Buying the dip hasn’t been too profitable of an endeavour for self-guided investors over the past year and a quarter. Indeed, buying the dip is all too easy when in the midst of a raging bull market. The gravitational pull of markets is higher when the bull is in the driver’s seat. With the bear calling the shots, dip buying has become painful. Though buying shares of companies at lower prices is always a good idea (if you’re a long-term investor), one must be careful not to exhaust their liquidity reserves at one instance in time!
With inflation chipping away at the purchasing power of our wealth and layoffs moving through various parts of the economy, cash can be hard to come by. Indeed, the days of TINA (there is no alternative) seem to be over.
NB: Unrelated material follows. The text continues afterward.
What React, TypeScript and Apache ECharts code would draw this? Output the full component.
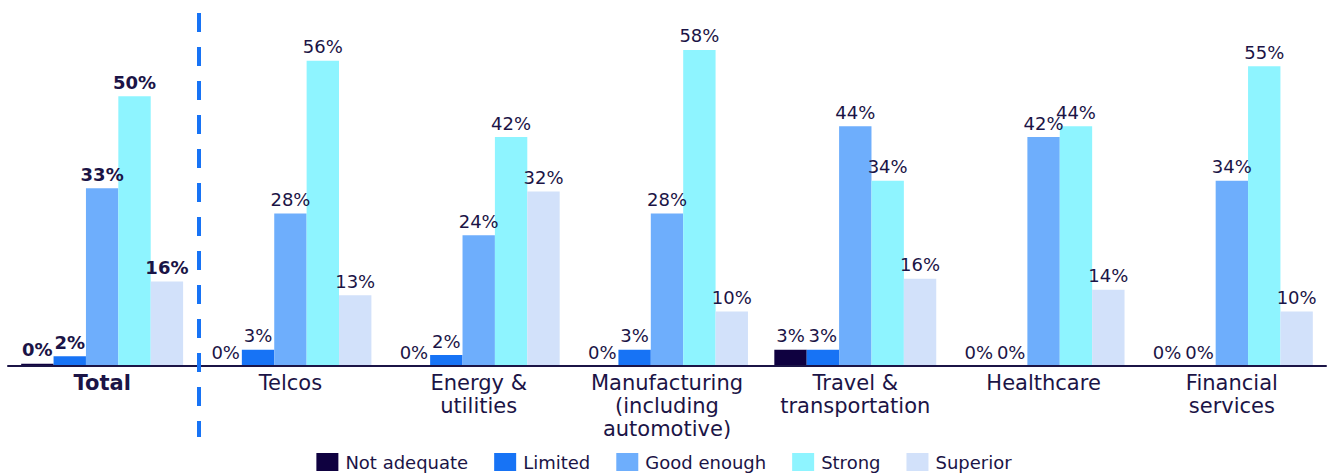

Not only are there alternatives to stocks, but there are ways to score a pretty good yield without having to risk too much. Still, higher risks will always mean a greater shot at reward, especially if you know where to look and can formulate a sound, unique investment thesis.
Risk appetite sinks. Time to give cheap value stocks a second look!
For now, many investors may be started to the sidelines. With GICs (Guaranteed Investment Certificates) offering more than 4% for various durations, it seems quite foolish (lower-case f) to take a chance with stocks that only seem to be gravitating lower, as recession calls from big-name pundits get louder.
Bearish pundits seem like sages these days. But they can be wrong and in a big way. In time, the bull will take the place of the bear. And sometime after that, the bear will be the star of the show again. As investors, we must be comfortable with investing through various cycles. Though it seems like bulls are the best times to make money, it’s arguably bear markets when the best long-term deals arise.
Of course, you need to pay the price in the form of higher market volatility due to macro uncertainties. However, volatility does not equal risk. If you put in the homework, you can use high market volatility to your advantage, by buying the dip in names that didn’t deserve to fall but did anyway due to an on-edge Mr. Market.
Currently, energy stocks look like great dips to buy if you’re in it for the long haul. They have juicy dividends and can deliver a less correlated (to the TSX Index) return for your portfolio.
Suncor Energy stock: A top pick in the oil scene
Suncor Energy (TSX:SU) is one Canadian oil stock that’s been clobbered too hard of late amid the recent slip in oil prices. The $53 billion oil sands behemoth isn’t the biggest ship in the Albertan energy patch anymore. But it’s still a firm that you can’t ignore. Arguably, the big oil firm is one of the best deals in today’s rocky market for investors seeking the perfect mix of value and income.
Activist investor pressures are very real, and they’ll help Suncor clean up its act to improve its safety track record. As it does, I see plenty of value to be unlocked as the firm improves upon its reputation. Suncor recently found itself on the side of analyst upgrades. New chief executive officer Rich Kruger is a very smart leader and one that could help bring Suncor to the next level.
At 6.1 times price to earnings, Suncor stock screams of value. The 5.12% dividend yield is also very enticing. It’ll take time for Kruger’s moves to pay off, but in the meantime, investors can be happy collecting the generous (and growing) payout.